▶ Challenge
Take the entries below and print only the lines from the one with "Write the Apache ECharts code for this chart." through the one with "const criticalStateLine = [[0, 0], [300, 450]];", exactly as they stand, both ends included.

▶ Given data
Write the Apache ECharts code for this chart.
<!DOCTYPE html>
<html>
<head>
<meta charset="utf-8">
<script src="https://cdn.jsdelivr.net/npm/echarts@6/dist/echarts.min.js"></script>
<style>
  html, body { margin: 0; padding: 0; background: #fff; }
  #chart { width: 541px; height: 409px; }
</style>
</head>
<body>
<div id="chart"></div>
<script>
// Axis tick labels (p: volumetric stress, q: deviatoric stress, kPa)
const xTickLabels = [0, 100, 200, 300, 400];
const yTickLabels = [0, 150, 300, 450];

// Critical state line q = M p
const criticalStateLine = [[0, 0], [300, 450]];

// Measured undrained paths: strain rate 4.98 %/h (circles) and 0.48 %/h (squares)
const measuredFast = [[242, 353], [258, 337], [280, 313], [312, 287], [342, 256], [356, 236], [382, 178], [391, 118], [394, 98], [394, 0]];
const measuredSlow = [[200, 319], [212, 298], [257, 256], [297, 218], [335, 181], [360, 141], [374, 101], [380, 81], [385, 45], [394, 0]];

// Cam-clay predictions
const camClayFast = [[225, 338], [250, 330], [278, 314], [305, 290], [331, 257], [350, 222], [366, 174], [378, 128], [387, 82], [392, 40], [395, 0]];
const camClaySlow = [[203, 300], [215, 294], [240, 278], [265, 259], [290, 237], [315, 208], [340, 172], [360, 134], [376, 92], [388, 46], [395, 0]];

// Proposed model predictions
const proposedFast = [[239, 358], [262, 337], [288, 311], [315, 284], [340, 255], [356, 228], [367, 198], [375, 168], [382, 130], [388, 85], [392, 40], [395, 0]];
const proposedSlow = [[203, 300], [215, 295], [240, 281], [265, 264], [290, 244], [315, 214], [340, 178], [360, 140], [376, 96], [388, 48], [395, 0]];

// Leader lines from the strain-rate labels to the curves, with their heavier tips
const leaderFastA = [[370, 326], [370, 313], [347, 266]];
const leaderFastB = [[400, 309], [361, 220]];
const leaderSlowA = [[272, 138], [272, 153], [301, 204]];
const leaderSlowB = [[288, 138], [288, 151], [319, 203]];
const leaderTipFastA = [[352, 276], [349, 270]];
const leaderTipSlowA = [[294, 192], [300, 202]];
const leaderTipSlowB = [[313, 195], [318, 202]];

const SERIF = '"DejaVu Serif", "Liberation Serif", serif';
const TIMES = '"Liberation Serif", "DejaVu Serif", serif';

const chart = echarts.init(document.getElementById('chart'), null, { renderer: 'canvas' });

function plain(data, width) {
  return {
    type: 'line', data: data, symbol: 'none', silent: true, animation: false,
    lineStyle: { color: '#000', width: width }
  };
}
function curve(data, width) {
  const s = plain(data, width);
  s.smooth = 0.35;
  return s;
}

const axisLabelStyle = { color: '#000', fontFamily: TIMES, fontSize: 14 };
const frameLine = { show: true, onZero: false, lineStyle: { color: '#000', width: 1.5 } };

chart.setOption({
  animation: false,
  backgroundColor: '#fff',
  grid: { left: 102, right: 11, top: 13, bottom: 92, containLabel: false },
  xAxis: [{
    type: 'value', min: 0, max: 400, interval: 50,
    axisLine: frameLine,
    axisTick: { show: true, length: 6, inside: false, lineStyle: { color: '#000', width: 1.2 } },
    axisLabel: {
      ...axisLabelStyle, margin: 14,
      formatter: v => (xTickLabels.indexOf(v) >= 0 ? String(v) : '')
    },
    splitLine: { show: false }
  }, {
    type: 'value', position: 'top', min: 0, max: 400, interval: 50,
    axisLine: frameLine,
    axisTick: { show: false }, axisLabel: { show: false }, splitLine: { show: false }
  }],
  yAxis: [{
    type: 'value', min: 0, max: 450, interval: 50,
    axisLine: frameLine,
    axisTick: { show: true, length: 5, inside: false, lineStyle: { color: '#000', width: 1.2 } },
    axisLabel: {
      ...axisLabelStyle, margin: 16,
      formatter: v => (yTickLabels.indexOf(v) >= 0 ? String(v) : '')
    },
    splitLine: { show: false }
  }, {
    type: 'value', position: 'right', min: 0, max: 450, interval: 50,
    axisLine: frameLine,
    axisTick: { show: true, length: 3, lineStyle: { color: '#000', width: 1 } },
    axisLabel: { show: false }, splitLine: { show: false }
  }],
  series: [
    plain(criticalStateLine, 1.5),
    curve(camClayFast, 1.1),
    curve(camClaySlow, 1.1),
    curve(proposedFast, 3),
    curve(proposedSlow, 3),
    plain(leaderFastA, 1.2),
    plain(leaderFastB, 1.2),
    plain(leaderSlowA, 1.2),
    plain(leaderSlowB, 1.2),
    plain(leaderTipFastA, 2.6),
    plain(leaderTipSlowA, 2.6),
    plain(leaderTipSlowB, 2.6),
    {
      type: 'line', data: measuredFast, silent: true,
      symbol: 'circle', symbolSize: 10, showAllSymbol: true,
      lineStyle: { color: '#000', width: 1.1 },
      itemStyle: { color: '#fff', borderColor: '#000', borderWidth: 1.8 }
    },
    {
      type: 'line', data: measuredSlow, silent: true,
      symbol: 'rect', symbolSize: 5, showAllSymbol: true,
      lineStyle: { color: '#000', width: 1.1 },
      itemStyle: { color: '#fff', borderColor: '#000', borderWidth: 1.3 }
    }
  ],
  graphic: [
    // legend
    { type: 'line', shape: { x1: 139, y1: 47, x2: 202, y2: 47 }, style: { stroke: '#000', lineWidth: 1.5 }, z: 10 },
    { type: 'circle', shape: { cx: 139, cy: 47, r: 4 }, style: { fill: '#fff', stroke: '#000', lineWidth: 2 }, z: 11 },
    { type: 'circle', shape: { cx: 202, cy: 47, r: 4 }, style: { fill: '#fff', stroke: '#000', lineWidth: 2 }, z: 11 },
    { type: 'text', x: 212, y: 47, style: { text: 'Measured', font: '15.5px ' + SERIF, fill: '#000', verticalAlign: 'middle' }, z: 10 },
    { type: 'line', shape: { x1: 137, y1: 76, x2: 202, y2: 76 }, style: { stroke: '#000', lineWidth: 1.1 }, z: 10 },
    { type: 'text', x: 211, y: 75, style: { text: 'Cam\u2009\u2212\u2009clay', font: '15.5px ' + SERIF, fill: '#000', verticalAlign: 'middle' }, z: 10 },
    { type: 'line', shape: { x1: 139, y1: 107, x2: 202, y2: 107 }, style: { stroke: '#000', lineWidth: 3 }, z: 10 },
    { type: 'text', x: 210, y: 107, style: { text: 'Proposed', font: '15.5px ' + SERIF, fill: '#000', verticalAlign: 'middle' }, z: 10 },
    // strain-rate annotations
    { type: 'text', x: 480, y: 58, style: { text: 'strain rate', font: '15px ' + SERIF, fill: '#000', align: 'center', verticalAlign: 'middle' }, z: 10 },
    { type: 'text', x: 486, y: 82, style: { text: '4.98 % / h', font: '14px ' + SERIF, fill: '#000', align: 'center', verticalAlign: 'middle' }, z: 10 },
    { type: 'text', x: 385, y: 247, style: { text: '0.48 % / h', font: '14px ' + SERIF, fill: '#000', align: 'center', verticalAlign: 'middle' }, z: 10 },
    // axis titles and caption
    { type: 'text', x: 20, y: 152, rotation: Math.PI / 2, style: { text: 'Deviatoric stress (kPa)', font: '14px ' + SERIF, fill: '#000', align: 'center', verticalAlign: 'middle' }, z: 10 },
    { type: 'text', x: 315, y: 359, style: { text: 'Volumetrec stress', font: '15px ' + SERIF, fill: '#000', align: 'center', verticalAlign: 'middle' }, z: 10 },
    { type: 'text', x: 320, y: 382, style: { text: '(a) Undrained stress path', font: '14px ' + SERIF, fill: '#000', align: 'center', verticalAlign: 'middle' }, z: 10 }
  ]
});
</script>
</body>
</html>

--

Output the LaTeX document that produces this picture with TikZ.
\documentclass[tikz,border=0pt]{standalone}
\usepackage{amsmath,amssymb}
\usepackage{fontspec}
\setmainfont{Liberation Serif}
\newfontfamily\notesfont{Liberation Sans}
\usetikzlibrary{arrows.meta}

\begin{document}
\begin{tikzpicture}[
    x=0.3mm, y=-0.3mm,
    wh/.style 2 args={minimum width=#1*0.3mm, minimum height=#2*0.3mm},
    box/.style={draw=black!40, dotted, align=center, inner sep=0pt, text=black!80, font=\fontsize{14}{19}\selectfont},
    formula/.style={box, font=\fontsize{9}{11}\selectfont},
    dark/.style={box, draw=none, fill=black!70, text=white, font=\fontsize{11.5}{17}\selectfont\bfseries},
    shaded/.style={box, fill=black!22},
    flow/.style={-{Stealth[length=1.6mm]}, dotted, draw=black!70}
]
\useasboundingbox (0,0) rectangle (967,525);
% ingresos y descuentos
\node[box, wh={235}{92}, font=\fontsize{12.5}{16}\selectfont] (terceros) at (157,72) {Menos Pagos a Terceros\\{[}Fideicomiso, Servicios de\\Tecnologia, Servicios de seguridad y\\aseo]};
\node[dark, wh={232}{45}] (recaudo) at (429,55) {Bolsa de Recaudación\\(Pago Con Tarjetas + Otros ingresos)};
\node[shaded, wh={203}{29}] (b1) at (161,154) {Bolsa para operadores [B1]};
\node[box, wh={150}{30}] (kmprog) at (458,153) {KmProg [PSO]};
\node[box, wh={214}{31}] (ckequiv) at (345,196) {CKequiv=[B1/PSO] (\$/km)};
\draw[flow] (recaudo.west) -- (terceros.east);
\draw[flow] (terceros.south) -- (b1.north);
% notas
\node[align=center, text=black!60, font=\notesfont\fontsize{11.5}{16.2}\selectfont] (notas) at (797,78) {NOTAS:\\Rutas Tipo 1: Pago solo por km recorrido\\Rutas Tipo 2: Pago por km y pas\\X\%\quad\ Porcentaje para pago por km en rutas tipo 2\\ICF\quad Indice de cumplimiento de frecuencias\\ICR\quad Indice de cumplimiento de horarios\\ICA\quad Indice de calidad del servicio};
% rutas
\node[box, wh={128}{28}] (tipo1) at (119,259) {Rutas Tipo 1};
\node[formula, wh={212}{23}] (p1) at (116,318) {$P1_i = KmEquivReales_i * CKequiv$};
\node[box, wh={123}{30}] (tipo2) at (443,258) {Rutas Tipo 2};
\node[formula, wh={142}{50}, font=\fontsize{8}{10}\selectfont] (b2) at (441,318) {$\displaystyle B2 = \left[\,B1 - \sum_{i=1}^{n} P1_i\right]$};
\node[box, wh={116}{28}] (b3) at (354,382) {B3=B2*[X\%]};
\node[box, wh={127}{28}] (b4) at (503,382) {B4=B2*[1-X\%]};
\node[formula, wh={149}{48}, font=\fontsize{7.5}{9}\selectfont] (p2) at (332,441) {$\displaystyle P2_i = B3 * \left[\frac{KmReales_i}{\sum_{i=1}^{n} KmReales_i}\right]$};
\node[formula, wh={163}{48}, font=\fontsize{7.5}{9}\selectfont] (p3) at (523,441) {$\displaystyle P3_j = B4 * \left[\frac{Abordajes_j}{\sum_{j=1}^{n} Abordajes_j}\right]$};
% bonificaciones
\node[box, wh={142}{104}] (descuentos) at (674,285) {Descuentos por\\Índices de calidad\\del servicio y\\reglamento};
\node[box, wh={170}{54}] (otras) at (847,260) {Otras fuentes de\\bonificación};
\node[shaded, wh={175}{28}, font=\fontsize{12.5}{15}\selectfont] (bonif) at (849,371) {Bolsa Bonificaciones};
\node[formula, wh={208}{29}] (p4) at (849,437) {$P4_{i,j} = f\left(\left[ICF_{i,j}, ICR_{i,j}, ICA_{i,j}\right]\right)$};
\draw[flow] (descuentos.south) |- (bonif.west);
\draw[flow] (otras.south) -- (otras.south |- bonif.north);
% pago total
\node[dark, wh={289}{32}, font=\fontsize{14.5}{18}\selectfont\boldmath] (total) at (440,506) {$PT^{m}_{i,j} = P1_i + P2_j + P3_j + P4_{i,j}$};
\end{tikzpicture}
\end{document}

▶ Result of the task
Write the Apache ECharts code for this chart.
<!DOCTYPE html>
<html>
<head>
<meta charset="utf-8">
<script src="https://cdn.jsdelivr.net/npm/echarts@6/dist/echarts.min.js"></script>
<style>
  html, body { margin: 0; padding: 0; background: #fff; }
  #chart { width: 541px; height: 409px; }
</style>
</head>
<body>
<div id="chart"></div>
<script>
// Axis tick labels (p: volumetric stress, q: deviatoric stress, kPa)
const xTickLabels = [0, 100, 200, 300, 400];
const yTickLabels = [0, 150, 300, 450];

// Critical state line q = M p
const criticalStateLine = [[0, 0], [300, 450]];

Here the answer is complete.